Borrelia hispanica

Scientific classification
- Domain: Bacteria
- Kingdom: Pseudomonadati
- Phylum: Spirochaetota
- Class: Spirochaetia
- Order: Spirochaetales
- Family: Borreliaceae
- Genus: Borrelia
- Species: B. hispanica
- Binomial name: Borrelia hispanica Sergent & Foley 1910

= Borrelia hispanica =

- Authority: Sergent & Foley 1910

Species of bacterium

Borrelia hispanica is a species of spirochete bacterium in the genus Borrelia that causes tick-borne relapsing fever in humans. It is transmitted primarily by soft ticks of the genus Ornithodoros, particularly Ornithodoros erraticus, and is endemic to parts of North America and the Mediterranean region, including Spain and Morocco.

==Morphology==
Like other members of the genus, B. hispanica is a slender, helically coiled bacterium with periplasmic flagella located between the outer membrane and the peptidoglycan layer. These axial filaments enables corkscrew motility, which facilitates movement through viscous environments such as blood and connective tissue.

Like other Borrelia species, B. hispanica possesses an outer membrane and periplasmic flagella and stains poorly with standard Gram staining. Alternative methods of visualizing the bacterium include dark-field microscopy or Giemsa staining.

==Genomics==
The genome of B. hispanica is characterized by a linear chromosome and a variable number of linear and circular plasmids. These plasmids encode surface-exposed lipoproteins involved in antigenic variation, a key mechanism underlying relapsing fever.

==Transmission and vector==
B. hispanica is transmitted to humans by soft ticks of the genus Ornithodoros, most commonly O. erraticus. These ticks inhabit rodent burrows, caves, and cracks in walls or floors of dwellings, particularly in rural areas.

==Epidemiology==
B. hispanica is an Old World relapsing fever agent found primarily in North Africa and parts of southern Europe. Endemic regions include Morocco, Algeria, and Spain.

==Pathogenesis==
Relapsing fever borreliae are able to evade host immune responses through antigenic variation of surface lipoproteins. This process, which has been well characterized in species such as Borrelia hermsii, involves sequential expression of different antigenic variants, allowing persistence in the host and resulting in recurrent febrile episodes.

Clinical manifestations include:

- Recurrent fever
- Headache
- Myalgia and arthralgia
- Nausea and vomiting
- Hepatosplenomegaly (in some cases)

==Diagnosis==
Diagnosis tick-born relapsing fever can be made by detection of spirochetes in peripheral blood during febrile episodes using light microscopy with stained blood smears.
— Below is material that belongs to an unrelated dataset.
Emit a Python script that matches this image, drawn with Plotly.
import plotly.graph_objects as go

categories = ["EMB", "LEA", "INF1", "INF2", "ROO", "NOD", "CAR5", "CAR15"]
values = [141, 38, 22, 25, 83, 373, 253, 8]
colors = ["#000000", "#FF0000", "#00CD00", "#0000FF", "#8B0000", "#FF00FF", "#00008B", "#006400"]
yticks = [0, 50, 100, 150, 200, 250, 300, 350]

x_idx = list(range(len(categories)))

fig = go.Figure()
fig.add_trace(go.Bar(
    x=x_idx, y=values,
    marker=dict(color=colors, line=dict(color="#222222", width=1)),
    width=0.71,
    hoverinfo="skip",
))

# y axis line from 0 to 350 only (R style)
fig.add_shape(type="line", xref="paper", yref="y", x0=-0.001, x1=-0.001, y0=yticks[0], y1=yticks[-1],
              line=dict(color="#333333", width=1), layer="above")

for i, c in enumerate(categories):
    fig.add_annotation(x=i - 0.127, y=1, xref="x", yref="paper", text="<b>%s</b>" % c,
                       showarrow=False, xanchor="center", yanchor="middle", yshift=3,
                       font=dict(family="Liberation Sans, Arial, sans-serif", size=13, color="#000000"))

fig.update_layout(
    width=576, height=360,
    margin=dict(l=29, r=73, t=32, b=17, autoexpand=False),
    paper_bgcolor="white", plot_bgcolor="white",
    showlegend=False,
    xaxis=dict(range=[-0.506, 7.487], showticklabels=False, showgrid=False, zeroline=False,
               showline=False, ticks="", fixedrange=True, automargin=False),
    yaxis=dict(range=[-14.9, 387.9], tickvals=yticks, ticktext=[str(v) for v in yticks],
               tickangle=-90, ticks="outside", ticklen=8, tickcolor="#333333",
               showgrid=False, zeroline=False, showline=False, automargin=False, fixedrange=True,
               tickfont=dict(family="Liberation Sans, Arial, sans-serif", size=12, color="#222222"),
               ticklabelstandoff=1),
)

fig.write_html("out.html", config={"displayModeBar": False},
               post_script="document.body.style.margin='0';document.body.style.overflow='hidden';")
Light microscopy alone is unable to visually differentiate between spirochetes due to their similar morphology.

Molecular methods such as polymerase chain reaction (PCR) can provide a more sensitive detection and allow species-level identification, which may be important in areas where multiple relapsing fever borreliae are endemic.

Serologic testing is less commonly used due to the cross-reactivity among Borrelia species.

==Treatment==
Tick-borne relapsing fever associated with B. hispanica is generally treated with antibiotics such as doxycycline and tetracycline. Alternative antibiotics, such as penicillin or erythromycin, may be used when tetracyclines are contraindicated.

==Prevention==
Prevention focuses on reducing exposure to infected soft ticks. Measures include improving housing conditions, avoiding tick-infested environments, and controlling rodent reservoirs.